On 1/3/2016 3:25 AM, Manu via Digitalmars-d wrote:
On 3 January 2016 at 18:03, Walter Bright via Digitalmars-d
<digitalmars-d@puremagic.com> wrote:

C++ doesn't have a module structure,

It's called the filesystem ;) .. People use folders and filenames to
describe what would be 'modules' in C, if C was said to have modules.
Sometimes they make namespaces that match the filesystem ;)

I know how C++ name scoping works, after all, I implemented a C++ compiler. C++ doesn't have modules, and doesn't even have a semantic notion of files. You can pretend it has them, but when you talk about "edge cases not working", they aren't going to work in spades here.


and the way you propose cannot work in
D, since D does not have a global scope. If I implemented your method, the
first bug report from you will be:

     ---
     int x;
     extern (C++, ns) { char x; }
     ---
     error: multiple definition of x

This!!! You're on to it!!
That's exactly what I want; I ***REALLLY*** want the compiler to emit
that error message in that exact situation!
Please, please can we have that? :)

No. If D is to support C++ namespaces, it has to support declaring the same identifier for different purposes in different namespaces. C++ namespaces have different scopes in C++. Doing anything else would make it impossible to connect to perfectly legitimate C++ programs. The WHOLE POINT of C++ namespaces is to support declaring the same identifier in different namespaces.


This would solve a lot of awkward issues.

It'd be a river of bug reports, because sure as shootin', people are going to try to interface to this C++ code:

  namespace ns1 { int identifier; }
  namespace ns2 { int identifier; }

And why shouldn't they? It's correct and legitimate C++ code.


Oh yeah, I just remembered another great case, I had this in C++:
   namespace delegate {}
'delegate' is not a valid identifier in D, I was going to come in here
and bang the drum again, and also suggest that the namespace needs to
be a string, ie extern(C++, "delegate")
D takes a lot more names from the namespace than C++ does.

The user has _no control_ over what they name the C++ namespace; by
definition, it already exists. It's for binding purposes. It might not
even be a name that's a valid D identifier.
It's just for mangling.

Please file an enhancement request for that. Though you can probably make it work by writing a C++ wrapper for it.


But this is it, please help me get this C++ binding working.

The 2 bugzilla issues filed already are enough to make progress with. You needn't do anything more on this at the moment.


One involves more complex inheritence; we have typical C++
'interfaces', ie, classes populated only with abstract virtuals, and
multiple inheritence of those.
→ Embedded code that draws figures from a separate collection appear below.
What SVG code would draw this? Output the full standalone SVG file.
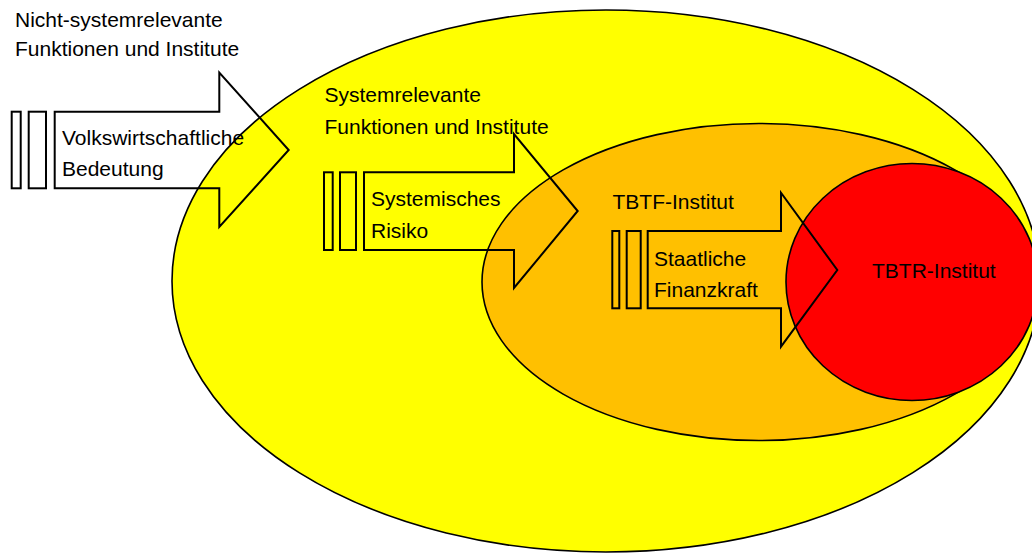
<svg xmlns="http://www.w3.org/2000/svg" width="1032" height="553" viewBox="0 0 1032 553">
<style>
.ell{stroke:#000;stroke-width:1.6}
.arr{fill:none;stroke:#000;stroke-width:2;stroke-linejoin:miter}
.lbl{font-family:"Liberation Sans",Arial,sans-serif;font-size:21px;fill:#000}
</style>
<rect x="0" y="0" width="1032" height="553" fill="#fff"/>
<g id="node-nicht-systemrelevant">
<text class="lbl" x="15" y="27.3">Nicht-systemrelevante</text>
<text class="lbl" x="15" y="55.7">Funktionen und Institute</text>
</g>
<g id="node-systemrelevant">
<ellipse class="ell" cx="606" cy="281" rx="434" ry="271" fill="#FFFF00"/>
<text class="lbl" x="324.5" y="101.7">Systemrelevante</text>
<text class="lbl" x="324.5" y="134">Funktionen und Institute</text>
</g>
<g id="node-tbtf">
<ellipse class="ell" cx="759" cy="282" rx="277" ry="158.5" fill="#FFC000"/>
<text class="lbl" x="612.5" y="209.3">TBTF-Institut</text>
</g>
<g id="node-tbtr">
<ellipse class="ell" cx="912" cy="282" rx="126" ry="118.5" fill="#FF0000"/>
<text class="lbl" x="872" y="278.3">TBTR-Institut</text>
</g>
<g id="connectors">
<g id="arrow-volkswirtschaftlich">
<rect class="arr" x="11.7" y="111.7" width="9" height="76.6"/>
<rect class="arr" x="28.7" y="111.7" width="17.3" height="76.6"/>
<path class="arr" d="M54.7,111.7 H219.3 V72.7 L288.7,150 L219.3,227 V188.3 H54.7 Z"/>
<text class="lbl" x="62" y="145">Volkswirtschaftliche</text>
<text class="lbl" x="62" y="176">Bedeutung</text>
</g>
<g id="arrow-systemisch">
<rect class="arr" x="324" y="172.3" width="8.7" height="77.7"/>
<rect class="arr" x="340" y="172.3" width="16" height="77.7"/>
<path class="arr" d="M364,172.3 H514 V134 L577.7,211 L514,288 V250 H364 Z"/>
<text class="lbl" x="371" y="206">Systemisches</text>
<text class="lbl" x="371" y="238">Risiko</text>
</g>
<g id="arrow-staatlich">
<rect class="arr" x="612.3" y="231" width="7" height="77.3"/>
<rect class="arr" x="626.7" y="231" width="14" height="77.3"/>
<path class="arr" d="M647.7,231 H781 V192.7 L837.3,270 L781,346.7 V308.3 H647.7 Z"/>
<text class="lbl" x="654" y="266">Staatliche</text>
<text class="lbl" x="654" y="297.3">Finanzkraft</text>
</g>
</g>
</svg>
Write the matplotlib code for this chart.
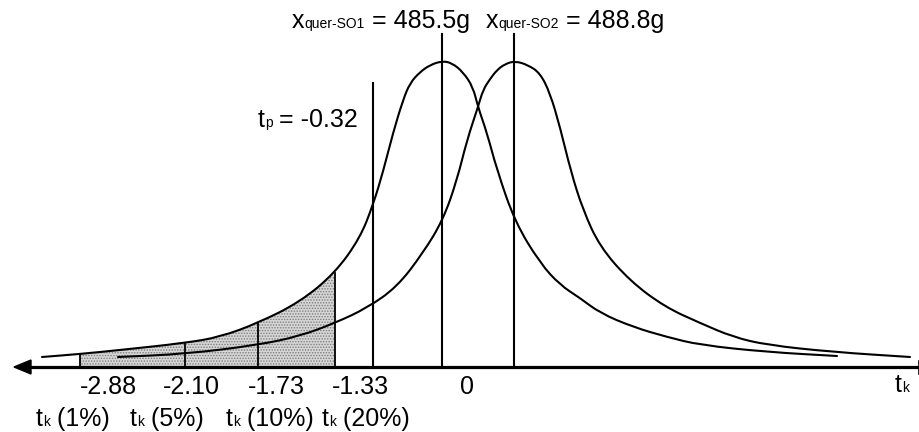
"""Two t-distributions with critical values (schematic)."""
import matplotlib
matplotlib.use('Agg')

import matplotlib.pyplot as plt
from matplotlib.path import Path
from matplotlib.patches import PathPatch
import numpy as np

FONT = 'Liberation Sans'

# curve traces (x along the t-axis, y = height in picture units, axis at 367)
so1_x = [42, 80, 120, 185, 220, 258, 300, 335, 360, 373, 383, 393, 403, 410,
         420, 430, 442, 452, 463, 473, 478, 487, 497, 515, 540, 560, 580, 600,
         633, 667, 700, 767, 837]
so1_y = [357, 354, 350, 343, 337, 323, 302, 273, 238, 205, 172, 133, 100, 83,
         72, 65, 61, 63, 72, 87, 107, 133, 170, 222, 263, 285, 298, 313,
         327, 337, 345, 352, 356]

so2_x = [118, 185, 258, 300, 335, 367, 397, 423, 443, 457, 467, 478, 483, 490,
         497, 505, 515, 528, 540, 550, 560, 571, 583, 600, 630, 665, 700, 733,
         767, 833, 910]
so2_y = [357, 354, 345, 336, 323, 308, 287, 253, 220, 180, 140, 107, 90, 79,
         70, 64, 61, 65, 73, 93, 127, 172, 210, 247, 281, 307, 323, 337,
         345, 352, 357]

axis_y = 367
tk_pos = [80, 185, 258, 335]
tk_labels = ['-2.88', '-2.10', '-1.73', '-1.33']
tk_levels = ['1%', '5%', '10%', '20%']
tp_pos = 373
mean_pos = [442, 514]
mean_labels = [('quer-SO1', '485.5g'), ('quer-SO2', '488.8g')]

plt.rcParams['hatch.linewidth'] = 0.7

fig = plt.figure(figsize=(9.2, 4.32), dpi=100)
ax = fig.add_axes([0, 0, 1, 1])
ax.set_xlim(0, 920)
ax.set_ylim(432, 0)
ax.axis('off')

lw = 1.5


def smooth_curve(xs, ys):
    # quadratic bezier through the midpoints of the traced points
    pts = np.column_stack([xs, ys]).astype(float)
    mids = (pts[:-1] + pts[1:]) / 2
    verts = [pts[0], mids[0]]
    codes = [Path.MOVETO, Path.LINETO]
    for i in range(1, len(pts) - 1):
        verts += [pts[i], mids[i]]
        codes += [Path.CURVE3, Path.CURVE3]
    verts.append(pts[-1])
    codes.append(Path.LINETO)
    ax.add_patch(PathPatch(Path(verts, codes), fill=False, color='black',
                           lw=lw, zorder=3, capstyle='round'))


# shaded rejection region under the first curve
sx = np.array(so1_x)
sy = np.array(so1_y)
m = (sx >= tk_pos[0]) & (sx <= tk_pos[-1])
ax.fill_between(sx[m], sy[m], axis_y, facecolor='#d6d6d6', edgecolor='#7c7c7c',
                hatch='......', lw=0, zorder=1)

smooth_curve(so1_x, so1_y)
smooth_curve(so2_x, so2_y)

# axis with arrow to the left
ax.plot([26, 919], [axis_y, axis_y], color='black', lw=2.3, zorder=4)
ax.fill([14, 31, 31], [axis_y, axis_y - 7, axis_y + 7], color='black', zorder=4)
ax.plot([919, 919], [axis_y - 6, axis_y + 7], color='black', lw=1.2)

# critical value lines
for p in tk_pos:
    top = np.interp(p, so1_x, so1_y)
    ax.plot([p, p], [top, axis_y], color='black', lw=1.3, zorder=3)
ax.plot([tp_pos, tp_pos], [83, axis_y], color='black', lw=lw, zorder=3)
for p in mean_pos:
    ax.plot([p, p], [34, axis_y], color='black', lw=lw, zorder=3)

renderer = fig.canvas.get_renderer()


def rich(x, y, parts):
    for s, size in parts:
        t = ax.text(x, y, s, fontsize=size, va='baseline', ha='left',
                    family=FONT)
        x += t.get_window_extent(renderer=renderer).width


big, small = 18, 10

rich(292, 28, [('x', big), (mean_labels[0][0], small),
               (' = ' + mean_labels[0][1], big)])
rich(486, 28, [('x', big), (mean_labels[1][0], small),
               (' = ' + mean_labels[1][1], big)])
rich(258, 127, [('t', big), ('p', small), (' = -0.32', big)])

for x, s in zip([80, 163, 248, 332], tk_labels):
    ax.text(x, 394, s, fontsize=big, va='baseline', family=FONT)
ax.text(460, 394, '0', fontsize=big, va='baseline', family=FONT)
rich(895, 392, [('t', big), ('k', small)])

for x, s in zip([36, 130, 226, 322], tk_levels):
    rich(x, 426, [('t', big), ('k', small), (' (' + s + ')', big)])

fig.savefig('out.png', dpi=100)
plt.close(fig)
Does extern(C++) currently support
inheriting multiple interfaces?

Only if they have no fields, i.e. they mirror COM inheritance.

I also expect I'll need a way to express a class instance. I noticed that in:

extern(C++)
{
   class C {}
   struct S(T) {}
}
S!C x;

I noticed in one case like this that 'x' seemed to mangle as C++
S<C*>, where the '*' in the mangled name seems to be implicit in D
(presumably because D's classes are always references?).
If that is indeed the case, we'll need a way to express a symbol name
that is just the instance 'C', not 'C*'. But these will be advanced
problems, with possible work-arounds when basic problems are solved.

D doesn't support "Shimmer" aggregates ("Is it a floor wax or a dessert topping?") You may need to write C++ wrappers for the problematic C++ types, and then interface to the wrappers.